## start Information provided

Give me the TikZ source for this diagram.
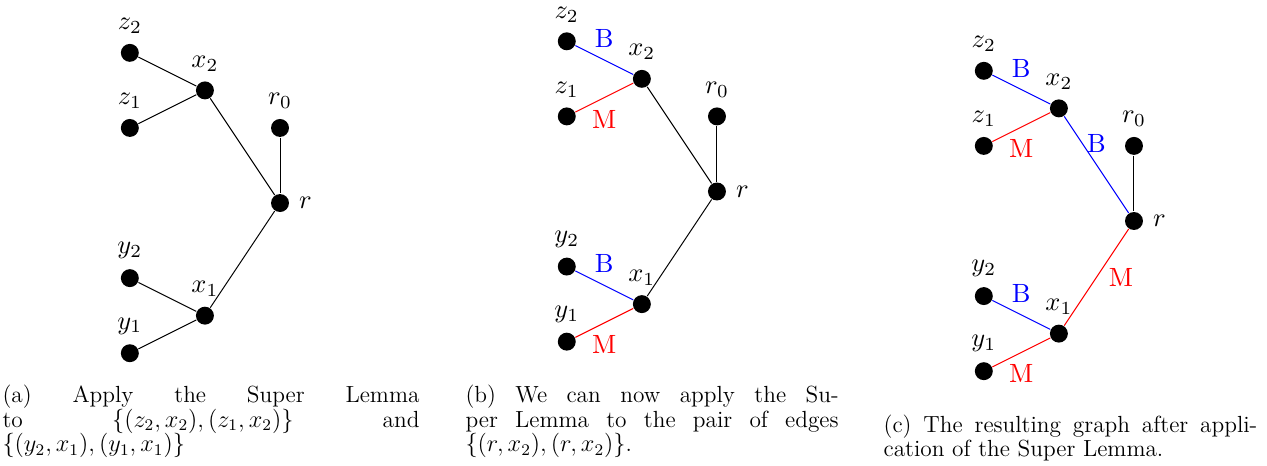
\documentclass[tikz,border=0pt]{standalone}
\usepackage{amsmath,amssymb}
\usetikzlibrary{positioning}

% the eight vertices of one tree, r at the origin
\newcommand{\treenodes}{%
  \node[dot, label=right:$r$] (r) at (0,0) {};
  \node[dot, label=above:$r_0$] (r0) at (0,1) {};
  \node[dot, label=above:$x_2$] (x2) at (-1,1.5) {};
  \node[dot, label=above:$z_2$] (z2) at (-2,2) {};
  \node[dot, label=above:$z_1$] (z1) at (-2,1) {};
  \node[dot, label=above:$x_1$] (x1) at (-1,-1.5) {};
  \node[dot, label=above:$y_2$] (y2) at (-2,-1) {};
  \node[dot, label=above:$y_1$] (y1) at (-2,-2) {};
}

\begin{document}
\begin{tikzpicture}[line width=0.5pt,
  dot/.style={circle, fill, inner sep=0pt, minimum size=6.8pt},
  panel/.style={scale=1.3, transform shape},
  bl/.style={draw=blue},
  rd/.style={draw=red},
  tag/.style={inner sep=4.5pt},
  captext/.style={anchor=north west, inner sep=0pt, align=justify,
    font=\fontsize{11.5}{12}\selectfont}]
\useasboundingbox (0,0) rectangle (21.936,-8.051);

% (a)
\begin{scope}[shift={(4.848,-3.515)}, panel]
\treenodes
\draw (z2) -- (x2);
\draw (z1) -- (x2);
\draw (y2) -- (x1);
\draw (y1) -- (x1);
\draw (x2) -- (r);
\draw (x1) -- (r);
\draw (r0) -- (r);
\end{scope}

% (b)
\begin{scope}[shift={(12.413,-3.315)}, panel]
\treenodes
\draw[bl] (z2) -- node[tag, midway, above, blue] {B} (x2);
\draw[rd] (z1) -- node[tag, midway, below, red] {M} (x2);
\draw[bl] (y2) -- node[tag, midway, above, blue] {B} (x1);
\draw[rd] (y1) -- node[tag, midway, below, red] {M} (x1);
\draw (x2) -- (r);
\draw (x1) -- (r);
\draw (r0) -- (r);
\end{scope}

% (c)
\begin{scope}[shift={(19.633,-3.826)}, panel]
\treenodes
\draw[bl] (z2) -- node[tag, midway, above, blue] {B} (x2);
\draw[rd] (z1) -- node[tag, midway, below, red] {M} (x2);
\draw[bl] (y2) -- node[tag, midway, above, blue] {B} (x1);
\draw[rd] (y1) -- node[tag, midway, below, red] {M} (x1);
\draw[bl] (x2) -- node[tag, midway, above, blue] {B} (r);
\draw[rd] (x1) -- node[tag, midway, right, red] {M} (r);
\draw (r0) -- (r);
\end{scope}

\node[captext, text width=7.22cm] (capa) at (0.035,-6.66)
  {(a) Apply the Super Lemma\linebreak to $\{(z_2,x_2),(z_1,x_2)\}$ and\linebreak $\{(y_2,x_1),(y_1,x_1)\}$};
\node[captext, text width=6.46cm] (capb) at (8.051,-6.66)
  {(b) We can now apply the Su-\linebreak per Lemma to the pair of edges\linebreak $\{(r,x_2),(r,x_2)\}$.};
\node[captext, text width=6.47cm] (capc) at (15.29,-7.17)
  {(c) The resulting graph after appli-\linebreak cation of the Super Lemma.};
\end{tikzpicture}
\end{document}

## end Information provided

Problem to solve: Pictures in the data above should not be copied; transcribe everything else exactly.

Result:
Give me the TikZ source for this diagram.
\documentclass[tikz,border=0pt]{standalone}
\usepackage{amsmath,amssymb}
\usetikzlibrary{positioning}

% the eight vertices of one tree, r at the origin
\newcommand{\treenodes}{%
  \node[dot, label=right:$r$] (r) at (0,0) {};
  \node[dot, label=above:$r_0$] (r0) at (0,1) {};
  \node[dot, label=above:$x_2$] (x2) at (-1,1.5) {};
  \node[dot, label=above:$z_2$] (z2) at (-2,2) {};
  \node[dot, label=above:$z_1$] (z1) at (-2,1) {};
  \node[dot, label=above:$x_1$] (x1) at (-1,-1.5) {};
  \node[dot, label=above:$y_2$] (y2) at (-2,-1) {};
  \node[dot, label=above:$y_1$] (y1) at (-2,-2) {};
}

\begin{document}
\begin{tikzpicture}[line width=0.5pt,
  dot/.style={circle, fill, inner sep=0pt, minimum size=6.8pt},
  panel/.style={scale=1.3, transform shape},
  bl/.style={draw=blue},
  rd/.style={draw=red},
  tag/.style={inner sep=4.5pt},
  captext/.style={anchor=north west, inner sep=0pt, align=justify,
    font=\fontsize{11.5}{12}\selectfont}]
\useasboundingbox (0,0) rectangle (21.936,-8.051);

% (a)
\begin{scope}[shift={(4.848,-3.515)}, panel]
\treenodes
\draw (z2) -- (x2);
\draw (z1) -- (x2);
\draw (y2) -- (x1);
\draw (y1) -- (x1);
\draw (x2) -- (r);
\draw (x1) -- (r);
\draw (r0) -- (r);
\end{scope}

% (b)
\begin{scope}[shift={(12.413,-3.315)}, panel]
\treenodes
\draw[bl] (z2) -- node[tag, midway, above, blue] {B} (x2);
\draw[rd] (z1) -- node[tag, midway, below, red] {M} (x2);
\draw[bl] (y2) -- node[tag, midway, above, blue] {B} (x1);
\draw[rd] (y1) -- node[tag, midway, below, red] {M} (x1);
\draw (x2) -- (r);
\draw (x1) -- (r);
\draw (r0) -- (r);
\end{scope}

% (c)
\begin{scope}[shift={(19.633,-3.826)}, panel]
\treenodes
\draw[bl] (z2) -- node[tag, midway, above, blue] {B} (x2);
\draw[rd] (z1) -- node[tag, midway, below, red] {M} (x2);
\draw[bl] (y2) -- node[tag, midway, above, blue] {B} (x1);
\draw[rd] (y1) -- node[tag, midway, below, red] {M} (x1);
\draw[bl] (x2) -- node[tag, midway, above, blue] {B} (r);
\draw[rd] (x1) -- node[tag, midway, right, red] {M} (r);
\draw (r0) -- (r);
\end{scope}

\node[captext, text width=7.22cm] (capa) at (0.035,-6.66)
  {(a) Apply the Super Lemma\linebreak to $\{(z_2,x_2),(z_1,x_2)\}$ and\linebreak $\{(y_2,x_1),(y_1,x_1)\}$};
\node[captext, text width=6.46cm] (capb) at (8.051,-6.66)
  {(b) We can now apply the Su-\linebreak per Lemma to the pair of edges\linebreak $\{(r,x_2),(r,x_2)\}$.};
\node[captext, text width=6.47cm] (capc) at (15.29,-7.17)
  {(c) The resulting graph after appli-\linebreak cation of the Super Lemma.};
\end{tikzpicture}
\end{document}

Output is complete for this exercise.